--- start Material for this exercise ---

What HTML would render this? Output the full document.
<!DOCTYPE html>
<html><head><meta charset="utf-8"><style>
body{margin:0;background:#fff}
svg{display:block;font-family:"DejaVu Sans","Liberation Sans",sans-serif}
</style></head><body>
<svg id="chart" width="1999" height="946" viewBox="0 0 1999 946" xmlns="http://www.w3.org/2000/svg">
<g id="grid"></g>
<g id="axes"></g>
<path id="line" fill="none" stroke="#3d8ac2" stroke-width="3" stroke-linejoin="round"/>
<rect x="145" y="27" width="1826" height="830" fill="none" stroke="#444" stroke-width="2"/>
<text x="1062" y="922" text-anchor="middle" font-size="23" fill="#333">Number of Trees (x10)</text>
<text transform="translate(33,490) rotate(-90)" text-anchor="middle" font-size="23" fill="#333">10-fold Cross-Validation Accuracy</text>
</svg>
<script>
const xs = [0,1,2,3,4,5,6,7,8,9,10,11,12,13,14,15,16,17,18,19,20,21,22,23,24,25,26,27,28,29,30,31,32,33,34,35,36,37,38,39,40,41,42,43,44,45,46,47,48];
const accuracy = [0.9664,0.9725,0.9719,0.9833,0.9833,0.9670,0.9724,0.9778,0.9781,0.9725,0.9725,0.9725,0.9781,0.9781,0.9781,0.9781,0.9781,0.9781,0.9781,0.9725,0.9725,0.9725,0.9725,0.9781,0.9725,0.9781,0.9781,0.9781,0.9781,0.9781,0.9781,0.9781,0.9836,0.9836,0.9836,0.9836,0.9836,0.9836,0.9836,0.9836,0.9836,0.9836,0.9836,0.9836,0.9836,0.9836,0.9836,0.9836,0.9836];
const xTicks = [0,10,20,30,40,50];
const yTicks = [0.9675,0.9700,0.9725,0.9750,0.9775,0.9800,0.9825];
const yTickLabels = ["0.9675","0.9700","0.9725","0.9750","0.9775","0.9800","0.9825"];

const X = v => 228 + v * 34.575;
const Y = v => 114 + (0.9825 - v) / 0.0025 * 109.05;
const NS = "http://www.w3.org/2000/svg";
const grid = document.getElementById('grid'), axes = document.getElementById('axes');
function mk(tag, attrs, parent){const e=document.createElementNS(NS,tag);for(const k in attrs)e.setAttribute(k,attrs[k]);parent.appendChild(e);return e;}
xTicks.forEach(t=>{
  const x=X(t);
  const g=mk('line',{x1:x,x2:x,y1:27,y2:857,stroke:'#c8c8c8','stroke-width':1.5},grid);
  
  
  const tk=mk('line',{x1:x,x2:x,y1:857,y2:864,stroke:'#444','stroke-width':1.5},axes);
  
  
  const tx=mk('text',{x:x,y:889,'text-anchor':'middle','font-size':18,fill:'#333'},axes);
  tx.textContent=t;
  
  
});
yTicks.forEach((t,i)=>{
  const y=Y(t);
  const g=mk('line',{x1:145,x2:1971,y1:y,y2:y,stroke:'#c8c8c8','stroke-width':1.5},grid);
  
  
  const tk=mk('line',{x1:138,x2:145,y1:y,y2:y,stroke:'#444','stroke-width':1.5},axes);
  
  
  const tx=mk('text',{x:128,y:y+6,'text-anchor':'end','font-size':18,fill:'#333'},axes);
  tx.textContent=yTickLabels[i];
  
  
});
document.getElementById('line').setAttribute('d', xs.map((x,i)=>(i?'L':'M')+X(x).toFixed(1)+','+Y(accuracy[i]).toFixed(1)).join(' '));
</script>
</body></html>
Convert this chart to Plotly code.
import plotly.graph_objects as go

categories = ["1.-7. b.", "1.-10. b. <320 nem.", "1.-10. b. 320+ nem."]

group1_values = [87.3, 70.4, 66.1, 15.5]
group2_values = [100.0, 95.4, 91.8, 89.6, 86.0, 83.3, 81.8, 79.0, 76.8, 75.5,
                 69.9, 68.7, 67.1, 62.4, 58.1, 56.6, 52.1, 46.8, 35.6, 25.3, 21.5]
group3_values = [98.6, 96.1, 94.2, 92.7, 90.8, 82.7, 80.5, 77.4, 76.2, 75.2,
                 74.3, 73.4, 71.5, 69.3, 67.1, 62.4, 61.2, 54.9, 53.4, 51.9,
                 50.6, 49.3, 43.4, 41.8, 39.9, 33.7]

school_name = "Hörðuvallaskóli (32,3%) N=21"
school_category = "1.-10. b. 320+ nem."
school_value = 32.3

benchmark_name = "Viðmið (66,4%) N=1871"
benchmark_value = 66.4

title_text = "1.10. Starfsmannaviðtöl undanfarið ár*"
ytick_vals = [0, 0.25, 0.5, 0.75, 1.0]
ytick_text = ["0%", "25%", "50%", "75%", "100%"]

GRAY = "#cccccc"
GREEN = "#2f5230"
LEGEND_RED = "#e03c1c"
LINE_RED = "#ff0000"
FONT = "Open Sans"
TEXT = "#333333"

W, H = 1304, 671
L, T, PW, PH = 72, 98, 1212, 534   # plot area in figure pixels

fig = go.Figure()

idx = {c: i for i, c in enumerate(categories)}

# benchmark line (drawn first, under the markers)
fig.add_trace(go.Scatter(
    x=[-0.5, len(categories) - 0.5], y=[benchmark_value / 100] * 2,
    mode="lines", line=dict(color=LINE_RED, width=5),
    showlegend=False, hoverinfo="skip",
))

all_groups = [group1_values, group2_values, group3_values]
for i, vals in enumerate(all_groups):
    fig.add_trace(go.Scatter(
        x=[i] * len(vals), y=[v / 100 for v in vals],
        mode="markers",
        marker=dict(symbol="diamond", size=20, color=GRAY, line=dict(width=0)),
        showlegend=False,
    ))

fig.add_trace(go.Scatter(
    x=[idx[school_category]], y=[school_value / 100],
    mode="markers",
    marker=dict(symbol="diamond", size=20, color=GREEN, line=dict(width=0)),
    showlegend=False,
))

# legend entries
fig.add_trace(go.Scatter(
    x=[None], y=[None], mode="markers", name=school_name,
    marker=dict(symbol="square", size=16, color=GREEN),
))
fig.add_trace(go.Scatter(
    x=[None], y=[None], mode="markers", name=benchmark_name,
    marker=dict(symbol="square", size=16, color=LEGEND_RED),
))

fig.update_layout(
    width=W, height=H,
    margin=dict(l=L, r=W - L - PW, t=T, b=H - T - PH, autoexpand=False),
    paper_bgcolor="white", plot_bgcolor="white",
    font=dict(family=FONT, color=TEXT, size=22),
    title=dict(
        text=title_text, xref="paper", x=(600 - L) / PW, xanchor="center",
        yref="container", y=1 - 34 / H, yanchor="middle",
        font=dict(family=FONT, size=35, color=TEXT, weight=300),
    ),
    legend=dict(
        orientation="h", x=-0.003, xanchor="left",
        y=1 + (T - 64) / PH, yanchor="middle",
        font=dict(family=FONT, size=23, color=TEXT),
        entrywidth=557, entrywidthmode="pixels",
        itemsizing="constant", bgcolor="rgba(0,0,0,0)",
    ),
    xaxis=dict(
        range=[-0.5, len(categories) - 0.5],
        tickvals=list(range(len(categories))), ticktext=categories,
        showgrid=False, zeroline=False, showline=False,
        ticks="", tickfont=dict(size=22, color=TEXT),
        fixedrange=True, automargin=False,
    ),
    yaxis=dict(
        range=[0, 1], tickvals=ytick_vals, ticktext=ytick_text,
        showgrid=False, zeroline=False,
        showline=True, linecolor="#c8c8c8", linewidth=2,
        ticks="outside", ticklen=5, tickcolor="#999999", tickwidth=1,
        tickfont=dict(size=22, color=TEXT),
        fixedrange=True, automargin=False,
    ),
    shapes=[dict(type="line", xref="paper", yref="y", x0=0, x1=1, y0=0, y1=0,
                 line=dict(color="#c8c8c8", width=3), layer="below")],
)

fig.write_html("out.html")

--- end Material for this exercise ---

Exercise >> Only lines that contain the word "chart" are wanted; copy each of them.

Correct answer >>
<svg id="chart" width="1999" height="946" viewBox="0 0 1999 946" xmlns="http://www.w3.org/2000/svg">
Convert this chart to Plotly code.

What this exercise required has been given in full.